Pictures are not part of the copy. Retype the lines from the first one through the line that contains "Sans Narrow', 'DejaVu".

+ + + +

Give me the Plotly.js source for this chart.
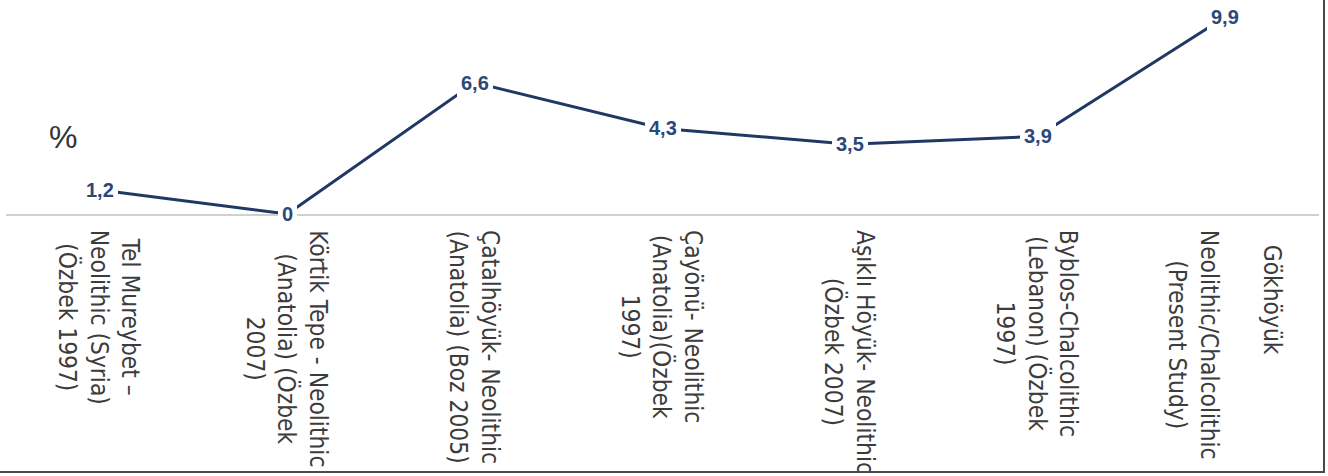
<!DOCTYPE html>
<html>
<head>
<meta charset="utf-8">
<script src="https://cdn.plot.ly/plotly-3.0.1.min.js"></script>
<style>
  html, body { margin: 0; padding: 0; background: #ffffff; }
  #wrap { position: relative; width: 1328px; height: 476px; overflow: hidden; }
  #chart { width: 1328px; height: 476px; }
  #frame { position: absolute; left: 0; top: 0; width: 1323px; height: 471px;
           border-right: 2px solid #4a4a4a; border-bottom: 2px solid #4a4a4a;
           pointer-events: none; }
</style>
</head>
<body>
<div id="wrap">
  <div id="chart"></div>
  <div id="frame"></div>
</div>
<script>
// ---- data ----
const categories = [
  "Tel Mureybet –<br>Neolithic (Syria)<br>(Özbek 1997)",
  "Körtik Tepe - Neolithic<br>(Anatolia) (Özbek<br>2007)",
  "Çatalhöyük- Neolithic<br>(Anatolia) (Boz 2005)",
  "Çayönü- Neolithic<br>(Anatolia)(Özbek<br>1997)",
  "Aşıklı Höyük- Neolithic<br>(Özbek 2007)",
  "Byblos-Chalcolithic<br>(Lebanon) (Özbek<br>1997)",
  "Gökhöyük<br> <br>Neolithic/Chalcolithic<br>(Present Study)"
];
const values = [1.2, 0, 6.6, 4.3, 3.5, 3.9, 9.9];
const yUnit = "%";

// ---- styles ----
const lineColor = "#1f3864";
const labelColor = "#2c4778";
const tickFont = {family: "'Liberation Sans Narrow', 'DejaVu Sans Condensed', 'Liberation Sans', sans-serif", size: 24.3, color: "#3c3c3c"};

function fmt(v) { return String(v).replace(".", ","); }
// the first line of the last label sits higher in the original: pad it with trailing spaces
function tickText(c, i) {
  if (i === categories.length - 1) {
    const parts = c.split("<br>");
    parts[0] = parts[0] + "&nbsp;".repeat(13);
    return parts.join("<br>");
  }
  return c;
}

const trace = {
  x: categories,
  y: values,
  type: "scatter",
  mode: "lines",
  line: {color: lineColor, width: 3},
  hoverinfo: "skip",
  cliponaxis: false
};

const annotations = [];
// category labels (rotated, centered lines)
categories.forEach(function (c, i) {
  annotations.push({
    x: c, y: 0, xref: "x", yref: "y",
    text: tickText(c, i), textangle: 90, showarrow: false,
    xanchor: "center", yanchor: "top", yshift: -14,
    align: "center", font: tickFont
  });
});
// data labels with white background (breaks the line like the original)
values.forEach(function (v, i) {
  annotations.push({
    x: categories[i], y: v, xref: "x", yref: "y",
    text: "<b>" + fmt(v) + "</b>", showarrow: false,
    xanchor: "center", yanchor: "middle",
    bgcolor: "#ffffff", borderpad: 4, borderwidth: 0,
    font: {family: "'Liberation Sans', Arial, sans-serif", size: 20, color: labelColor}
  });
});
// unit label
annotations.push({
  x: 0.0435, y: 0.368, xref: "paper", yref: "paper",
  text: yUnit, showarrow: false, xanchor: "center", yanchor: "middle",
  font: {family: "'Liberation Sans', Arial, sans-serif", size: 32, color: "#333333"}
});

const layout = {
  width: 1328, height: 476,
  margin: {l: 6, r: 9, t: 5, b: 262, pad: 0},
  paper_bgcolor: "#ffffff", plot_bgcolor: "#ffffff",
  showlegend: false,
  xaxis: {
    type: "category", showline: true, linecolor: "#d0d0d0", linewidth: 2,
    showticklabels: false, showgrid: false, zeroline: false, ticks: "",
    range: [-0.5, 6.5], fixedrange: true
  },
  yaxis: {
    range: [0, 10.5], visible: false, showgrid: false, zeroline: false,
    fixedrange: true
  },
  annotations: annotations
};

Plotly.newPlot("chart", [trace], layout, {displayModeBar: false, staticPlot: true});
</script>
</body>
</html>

+ + + +

*PROBLEM SOLUTION*
Give me the Plotly.js source for this chart.
<!DOCTYPE html>
<html>
<head>
<meta charset="utf-8">
<script src="https://cdn.plot.ly/plotly-3.0.1.min.js"></script>
<style>
  html, body { margin: 0; padding: 0; background: #ffffff; }
  #wrap { position: relative; width: 1328px; height: 476px; overflow: hidden; }
  #chart { width: 1328px; height: 476px; }
  #frame { position: absolute; left: 0; top: 0; width: 1323px; height: 471px;
           border-right: 2px solid #4a4a4a; border-bottom: 2px solid #4a4a4a;
           pointer-events: none; }
</style>
</head>
<body>
<div id="wrap">
  <div id="chart"></div>
  <div id="frame"></div>
</div>
<script>
// ---- data ----
const categories = [
  "Tel Mureybet –<br>Neolithic (Syria)<br>(Özbek 1997)",
  "Körtik Tepe - Neolithic<br>(Anatolia) (Özbek<br>2007)",
  "Çatalhöyük- Neolithic<br>(Anatolia) (Boz 2005)",
  "Çayönü- Neolithic<br>(Anatolia)(Özbek<br>1997)",
  "Aşıklı Höyük- Neolithic<br>(Özbek 2007)",
  "Byblos-Chalcolithic<br>(Lebanon) (Özbek<br>1997)",
  "Gökhöyük<br> <br>Neolithic/Chalcolithic<br>(Present Study)"
];
const values = [1.2, 0, 6.6, 4.3, 3.5, 3.9, 9.9];
const yUnit = "%";

// ---- styles ----
const lineColor = "#1f3864";
const labelColor = "#2c4778";
const tickFont = {family: "'Liberation Sans Narrow', 'DejaVu Sans Condensed', 'Liberation Sans', sans-serif", size: 24.3, color: "#3c3c3c"};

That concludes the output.